Wednesday, November 20, 2013

Evidently, with few exceptions you can keep your health insurance policy.

An article in the New York Times discusses the fact there are many states allowing existing private insurance to stand through 2014.

This entire hype by the Right Wing is a NON-ISSUE. The options to keep these substandard policies are allowed in most of the states. It is the insurance companies opting out.

I am sure the federal government would be happy to control and regulate all the wishes and demands of those holding these policies, but, it doesn't run corporate decisions.

This entire emotional upheaval is propaganda by the Right Wing. Everyone needs to be complaining to the insurance companies for dropping the policies when States have permitted them to exist for another year. This really is out of the hands of the federal government. The companies are not interested in keeping these customers even in states where it is allowed.

Published: November 19, 2013
By KATIE THOMASSUSANNE CRAIG and KAREN YOURISH
...Many states (click here) with low numbers of such cancellations were those that had let insurers temporarily avoid the law’s requirements by offering early renewal of existing plans. Those renewals allowed people to keep their existing plans though next year. The goal was to smooth the transition for consumers, commissioners in those states said....

...But Florida Blue, the state’s largest insurer, decided to discontinue the plans of about 300,000 people, including 40,000 whose coverage will end by Jan. 1. Now it is working to offer those customers the option of extending their plans for an additional year under Mr. Obama’s proposal, Mr. McCarty said....

These are completely profit driven decisions by the insurance companies. Florida Blue wants their customers on other policies. It is about profits, not customer preference. It would as though smaller insurers are keeping their customers while larger corporations like Florida Blue don't want those customers. Florida Blue has more financial residual to simply drop those customers while they have a significant cash flow. In the case of Florida Blue they were allowed to keep their customers under these policies through 2014, but, didn't care to.

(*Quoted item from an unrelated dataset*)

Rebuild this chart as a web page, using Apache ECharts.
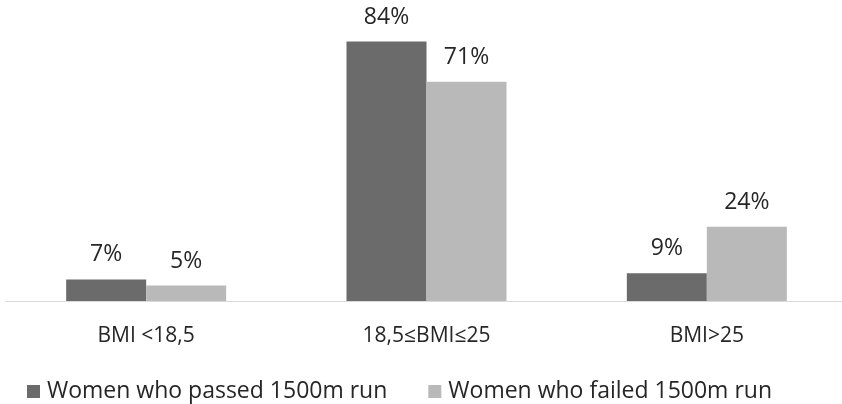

When large corporations decide to purge policy holders of substandard policies according to the law there will be a far larger reaction because there are more numbers of subscribers than with smaller insurers. The unfortunate, but, real problem in Florida may be the monopoly Florida Blue has on the healthcare insurance market. Florida Blue is one of the largest contributors to Governor Scott's campaigns. There is probably something wrong here and it is called competition. I thought Republicans demanded competition, no?

From the same article.

...In Kentucky, which has generally embraced the health care law and has said it will carry out Mr. Obama’s proposal concerning canceled policies, regulators have already reviewed rates for insurers that offered renewals of their noncompliant plans. Therefore, they expect the process for state residents whose policies were canceled — about 280,000 of them — to be fairly straightforward.
“All of that regulatory due diligence that we had to do, we’ve already done it,” said Sharon Clark, the state’s insurance commissioner. “I feel for some of my colleagues who are having a much more difficult time than I am.”
It would appear where states have the expertise to apply the law it goes rather well. Kentucky is remarkably happy with the law and the transition. Maybe some states need to outsource their state exchanges to Kentucky. The state insurance commission can run classes and mentoring for the other states for a price.